┌─ DATASET RECORDS

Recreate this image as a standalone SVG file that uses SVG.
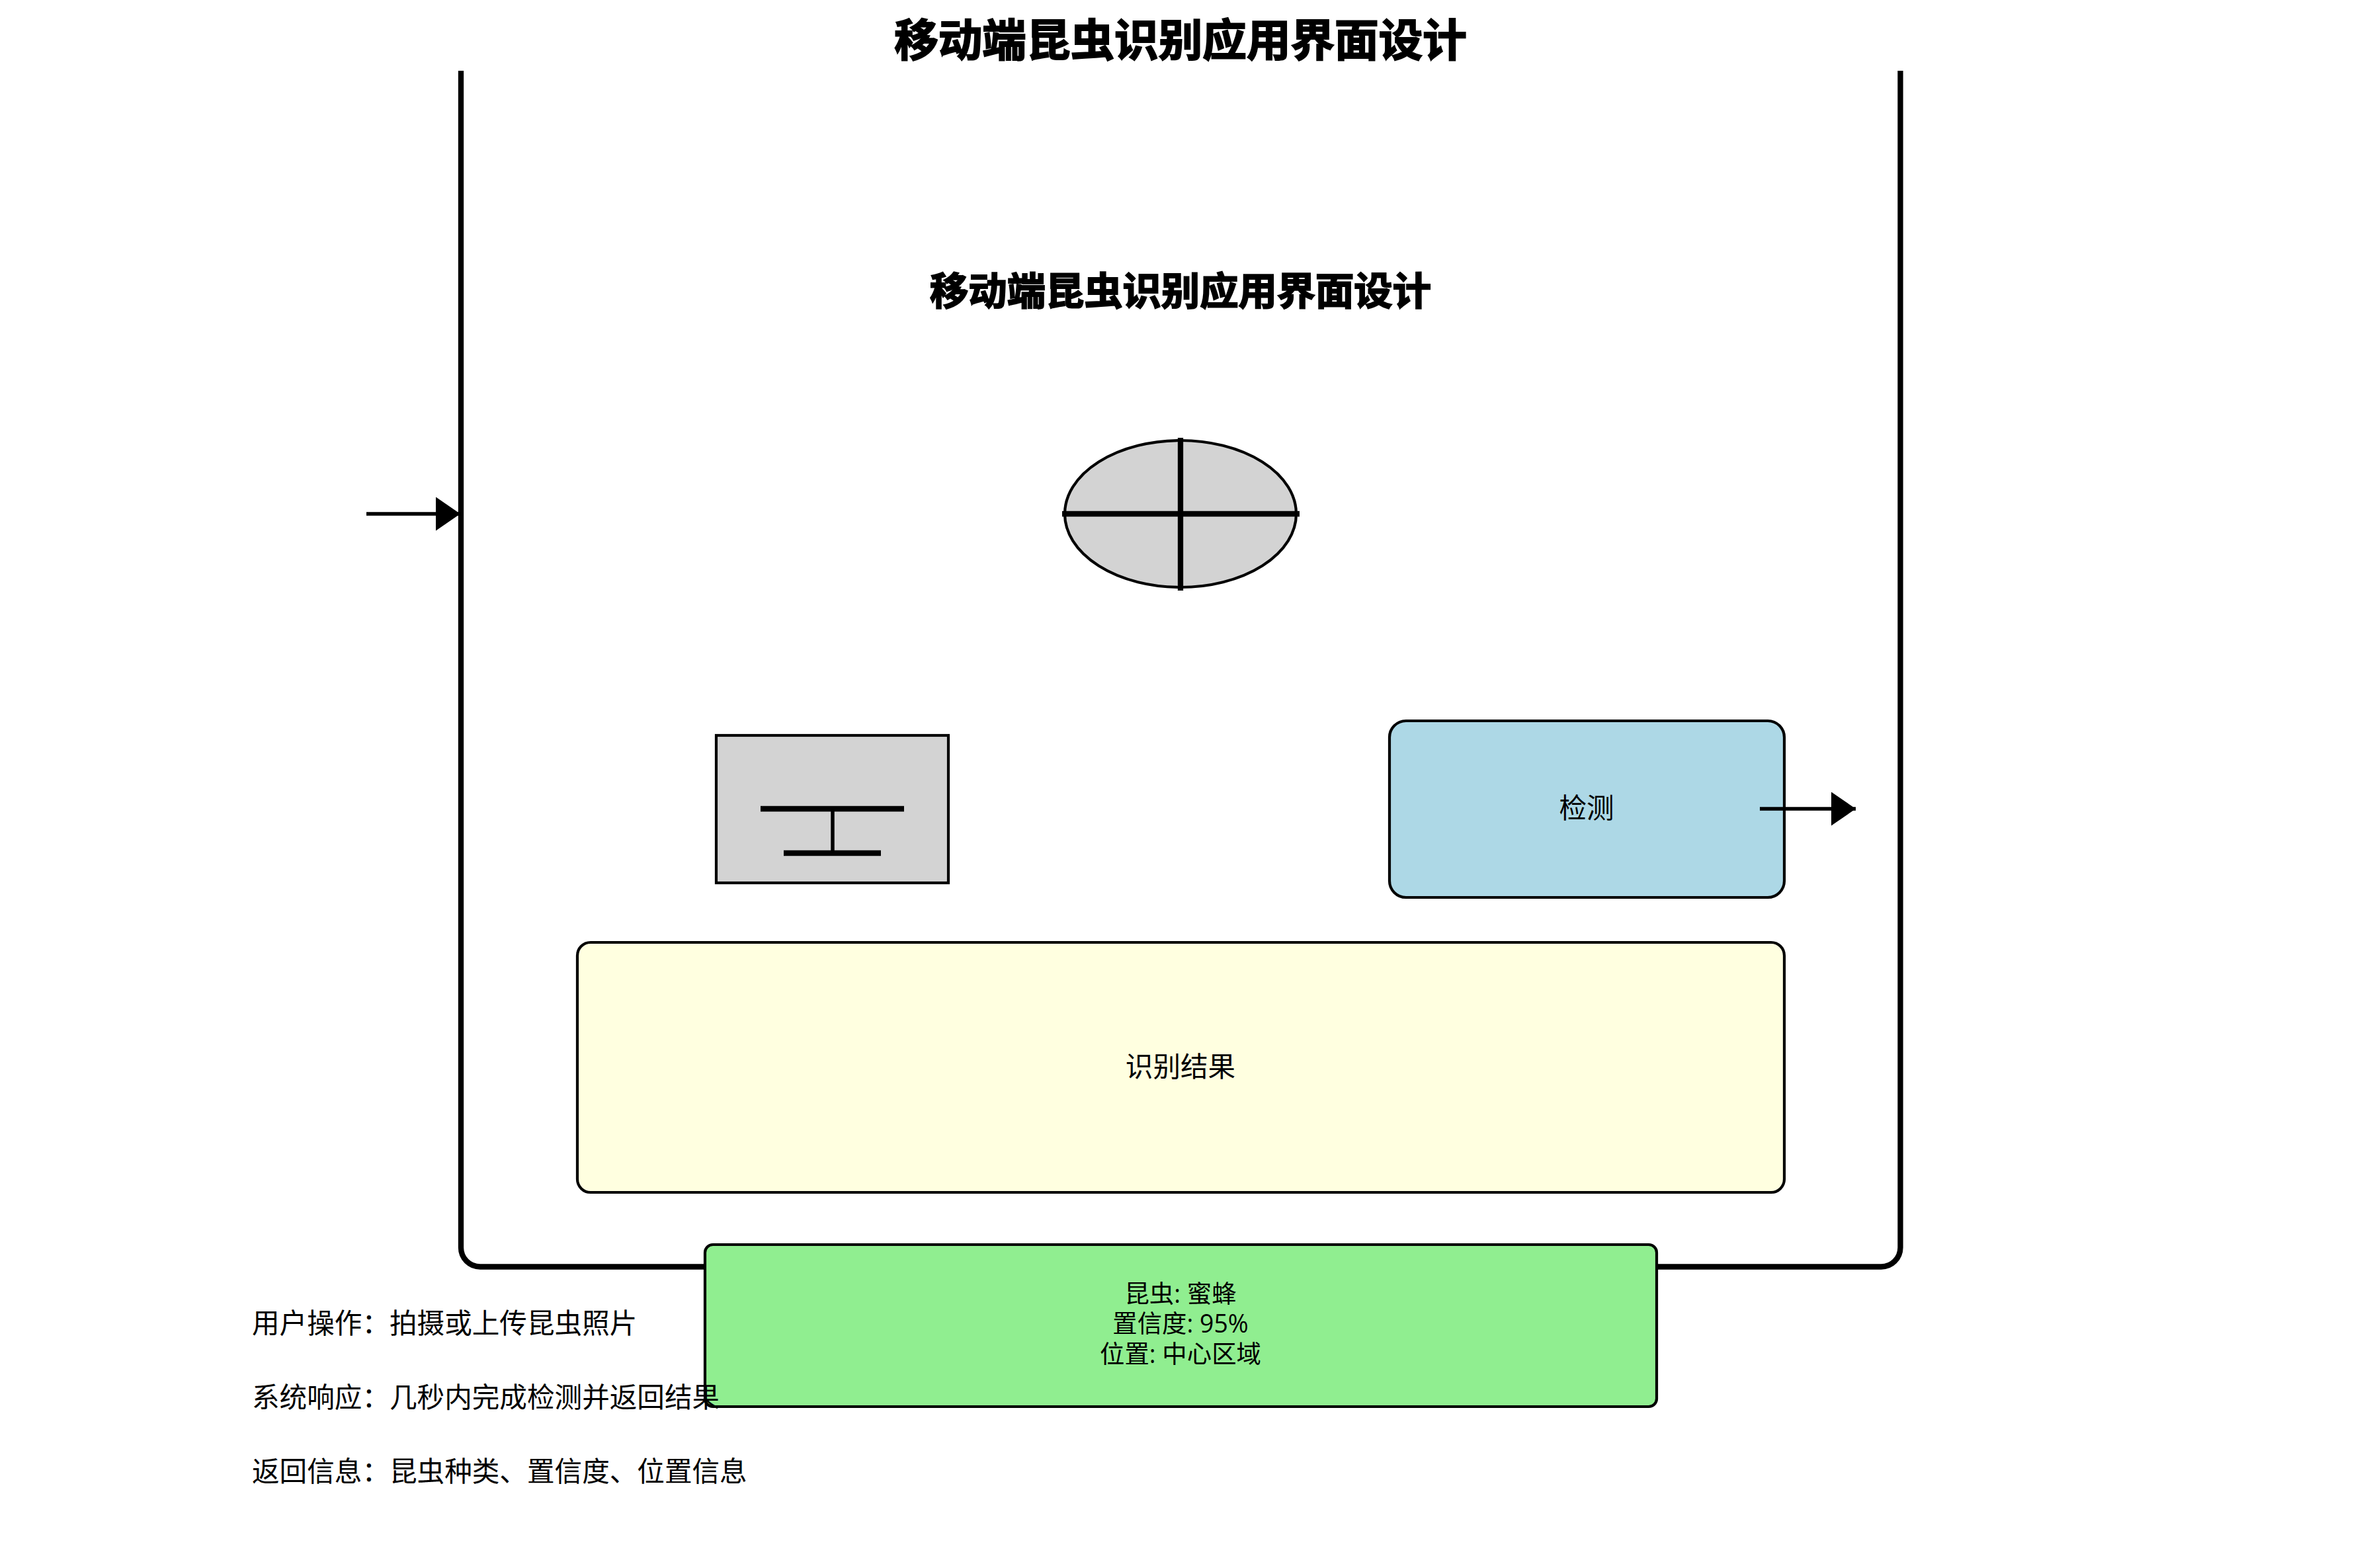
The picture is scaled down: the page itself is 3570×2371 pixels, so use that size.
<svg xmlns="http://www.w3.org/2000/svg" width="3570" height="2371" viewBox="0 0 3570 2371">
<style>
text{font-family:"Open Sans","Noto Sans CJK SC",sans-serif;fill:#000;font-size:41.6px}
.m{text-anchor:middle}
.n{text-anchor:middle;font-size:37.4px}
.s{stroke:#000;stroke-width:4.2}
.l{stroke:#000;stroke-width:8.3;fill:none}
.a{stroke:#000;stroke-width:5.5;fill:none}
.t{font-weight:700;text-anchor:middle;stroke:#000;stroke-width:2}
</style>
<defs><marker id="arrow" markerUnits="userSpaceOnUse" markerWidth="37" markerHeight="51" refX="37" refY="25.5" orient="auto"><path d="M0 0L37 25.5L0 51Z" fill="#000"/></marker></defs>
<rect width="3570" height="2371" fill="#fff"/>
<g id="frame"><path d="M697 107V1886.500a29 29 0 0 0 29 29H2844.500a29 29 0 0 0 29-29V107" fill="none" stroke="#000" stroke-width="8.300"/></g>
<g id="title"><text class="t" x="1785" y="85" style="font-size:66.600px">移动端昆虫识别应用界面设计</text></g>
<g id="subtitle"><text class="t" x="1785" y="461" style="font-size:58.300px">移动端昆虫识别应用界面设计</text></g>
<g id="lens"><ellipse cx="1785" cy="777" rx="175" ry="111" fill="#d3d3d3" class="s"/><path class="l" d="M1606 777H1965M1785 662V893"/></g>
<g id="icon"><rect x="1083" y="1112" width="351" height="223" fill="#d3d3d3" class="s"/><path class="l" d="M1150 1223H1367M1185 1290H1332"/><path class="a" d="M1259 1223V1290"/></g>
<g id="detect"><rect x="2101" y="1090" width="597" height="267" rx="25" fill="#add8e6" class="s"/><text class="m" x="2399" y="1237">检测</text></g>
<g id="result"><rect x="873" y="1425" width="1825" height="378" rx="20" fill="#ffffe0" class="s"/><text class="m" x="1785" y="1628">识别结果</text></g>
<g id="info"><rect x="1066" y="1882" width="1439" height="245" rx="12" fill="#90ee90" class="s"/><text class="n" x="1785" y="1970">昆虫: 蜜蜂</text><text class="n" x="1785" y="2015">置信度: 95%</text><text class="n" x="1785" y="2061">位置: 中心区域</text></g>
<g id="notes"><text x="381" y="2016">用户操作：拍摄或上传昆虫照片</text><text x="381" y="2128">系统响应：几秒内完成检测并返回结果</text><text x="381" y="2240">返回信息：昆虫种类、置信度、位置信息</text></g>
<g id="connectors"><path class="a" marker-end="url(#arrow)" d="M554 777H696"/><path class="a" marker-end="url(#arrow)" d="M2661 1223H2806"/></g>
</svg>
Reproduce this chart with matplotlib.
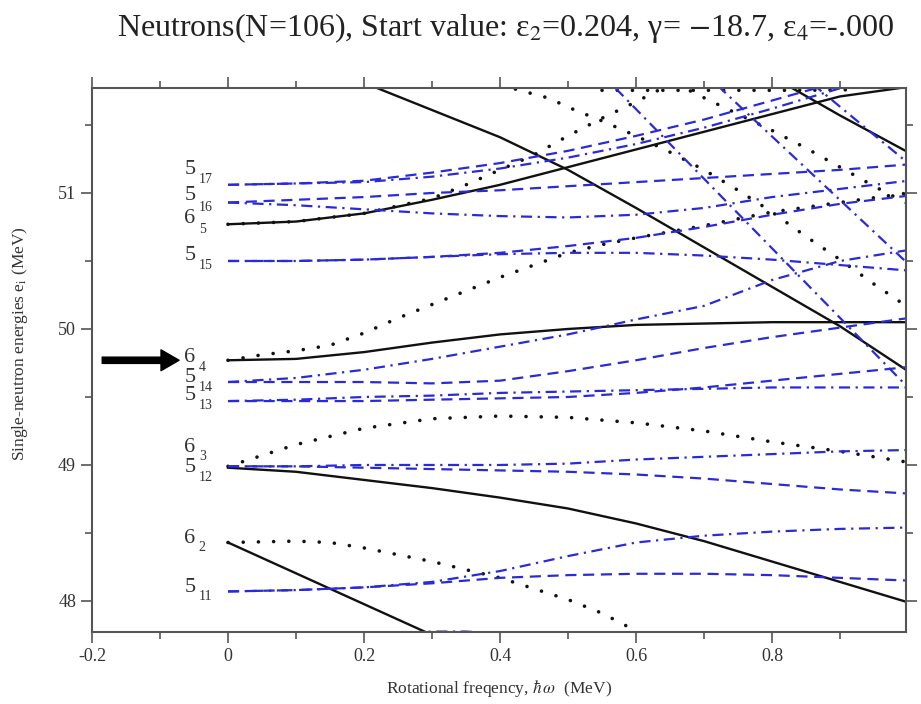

└─

### WHAT THE EXERCISE ASKS
Every entry above should be duplicated exactly. Do not include the images.

### ANSWER TO THIS PROBLEM
Recreate this image as a standalone SVG file that uses SVG.
The picture is scaled down: the page itself is 3570×2371 pixels, so use that size.
<svg xmlns="http://www.w3.org/2000/svg" width="3570" height="2371" viewBox="0 0 3570 2371">
<style>
text{font-family:"Open Sans","Noto Sans CJK SC",sans-serif;fill:#000;font-size:41.6px}
.m{text-anchor:middle}
.n{text-anchor:middle;font-size:37.4px}
.s{stroke:#000;stroke-width:4.2}
.l{stroke:#000;stroke-width:8.3;fill:none}
.a{stroke:#000;stroke-width:5.5;fill:none}
.t{font-weight:700;text-anchor:middle;stroke:#000;stroke-width:2}
</style>
<defs><marker id="arrow" markerUnits="userSpaceOnUse" markerWidth="37" markerHeight="51" refX="37" refY="25.5" orient="auto"><path d="M0 0L37 25.5L0 51Z" fill="#000"/></marker></defs>
<rect width="3570" height="2371" fill="#fff"/>
<g id="frame"><path d="M697 107V1886.500a29 29 0 0 0 29 29H2844.500a29 29 0 0 0 29-29V107" fill="none" stroke="#000" stroke-width="8.300"/></g>
<g id="title"><text class="t" x="1785" y="85" style="font-size:66.600px">移动端昆虫识别应用界面设计</text></g>
<g id="subtitle"><text class="t" x="1785" y="461" style="font-size:58.300px">移动端昆虫识别应用界面设计</text></g>
<g id="lens"><ellipse cx="1785" cy="777" rx="175" ry="111" fill="#d3d3d3" class="s"/><path class="l" d="M1606 777H1965M1785 662V893"/></g>
<g id="icon"><rect x="1083" y="1112" width="351" height="223" fill="#d3d3d3" class="s"/><path class="l" d="M1150 1223H1367M1185 1290H1332"/><path class="a" d="M1259 1223V1290"/></g>
<g id="detect"><rect x="2101" y="1090" width="597" height="267" rx="25" fill="#add8e6" class="s"/><text class="m" x="2399" y="1237">检测</text></g>
<g id="result"><rect x="873" y="1425" width="1825" height="378" rx="20" fill="#ffffe0" class="s"/><text class="m" x="1785" y="1628">识别结果</text></g>
<g id="info"><rect x="1066" y="1882" width="1439" height="245" rx="12" fill="#90ee90" class="s"/><text class="n" x="1785" y="1970">昆虫: 蜜蜂</text><text class="n" x="1785" y="2015">置信度: 95%</text><text class="n" x="1785" y="2061">位置: 中心区域</text></g>
<g id="notes"><text x="381" y="2016">用户操作：拍摄或上传昆虫照片</text><text x="381" y="2128">系统响应：几秒内完成检测并返回结果</text><text x="381" y="2240">返回信息：昆虫种类、置信度、位置信息</text></g>
<g id="connectors"><path class="a" marker-end="url(#arrow)" d="M554 777H696"/><path class="a" marker-end="url(#arrow)" d="M2661 1223H2806"/></g>
</svg>
Reproduce this chart with matplotlib.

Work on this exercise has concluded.